Otherwise go up from Torlundy, up the Ben track then just after you've passed the tree line make a beeline for Carn Beag Dearg and bob's your uncle.
Fine if you just want to tackle the Arete as an end in itself, but I think most people (including the OP?) tend to see it as a route onto the Ben.
I've always turned off the Allt a Mhuillin path at the first opportunity and followed a muddy and indistinct path up the north shoulder of Carn Dearg Beag, them over Carn Derag Medhonach and Carn Mor Dearg. This is a fair bit of graft before you get onto the Arete, but surely preferable to what a lot of folk seem to do; going straight up from around the CIC hut onto the CMD summit. Steep, loose and trackless, sod that.
I think you'll get the most out of the day if you either desend or ascend number 4 gully. If you decide on this you'll need to make sure the avalanche conditions are not too high, but it is one of the safer easy gullies on the Ben. If you do this there are benefits either way you go around the CMD from the north face car park and they are equally good but I would either ascend or descend via Jamies B's route.
If you decide to not do number 4 gully (which is often very easy) then I suggest that going Jamies route would be the best and then you have a choice from the half way lochain. Either bog trot back to the north face car park which is often a bit unpleasent or descend to glen nevis and get a taxi from the YHA back to the north face car park.
Up Ledge Route and down the CMD Arete is a lovely day out.
It also means that the bouldery slogs to get up to Carn Mor Dearg and from the Arete onto the top of the Ben are done as descents, which is also the case if you climb up No 4 Gully as mentioned above, but Ledge Route is more in fitting with a "Ridgey" day, so I reckon.
I agree although number 4 gully and CMD arete are closer to winter walking than most grade I's in good conditions (espeicllay if you go up number 4 and down CMD) so a rope shouldn't be needed. Ledge route a novice winter climbing will probably need a rope and may find it a long day by the time they've also done CMD.

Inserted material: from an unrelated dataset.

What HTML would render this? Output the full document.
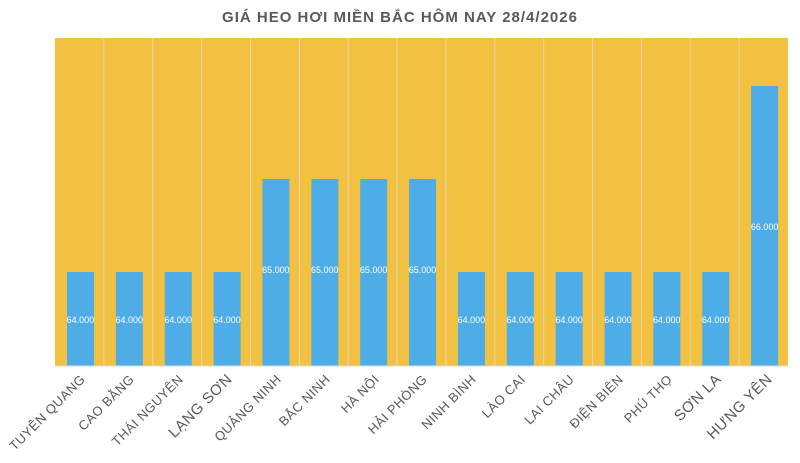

To the OP: Don't underestimate CMD if you do the full ridge to Cairn Beag Dearg it adds a lot to the day. Expect it to take around 5 hours back to the car from the summit of the Ben if you descend CMD (it would take around 2.5 hours anyway back to the north face car park if you just went down number 4 gully which is the quickist way )
Very true, and a good point, although from the OP's profile he shouldnae have a problem with Ledge Route.
I think though you'd have to be pretty much soloing ledge route to make it doable (not saying that's unreasonable in good nick). If you pitched ledge route it could be a long day by the time you've done CMD too.
Hope you're doing well.
The East ridge of Carn Dearg Meadhonach was free of cornices when I did it last season, but with big, big cornices away to the left (south) above the big bowl between there and the col. Top of the ridge is easy, broad and convex, didn't look like cornices would generally be a problem, but never say never!
Yeah well I've done it moving together but we prefered a longer rope as there was only one section when a decent runner couldn't be placed between us (and I was climbing with some one less experienced). In less consolidated but deep snow conditions it can be quite a bit more full on.
Allt a Mhuillinn, veer left (under snow, check avalanche forecast and pick most-scoured route if necessary) and straight up the ridge for one of the greatest views in Scotland as you parallel the north face of the BenN. Then down onto the arete, hoping the winds don't get you (at times when the wind is funneling up there it gets serious and you need to be careful). Turn right up the big tedious slope toward the BenN summit making sure you pay attention to the nav (easy to wander too far left) and you're on top of our little world but having seen and felt much more than all the other punters you meet there. Red Burn, half-way lochan, Allt a'Mhuillinn, remembering most accidents happen on descent. Great day out.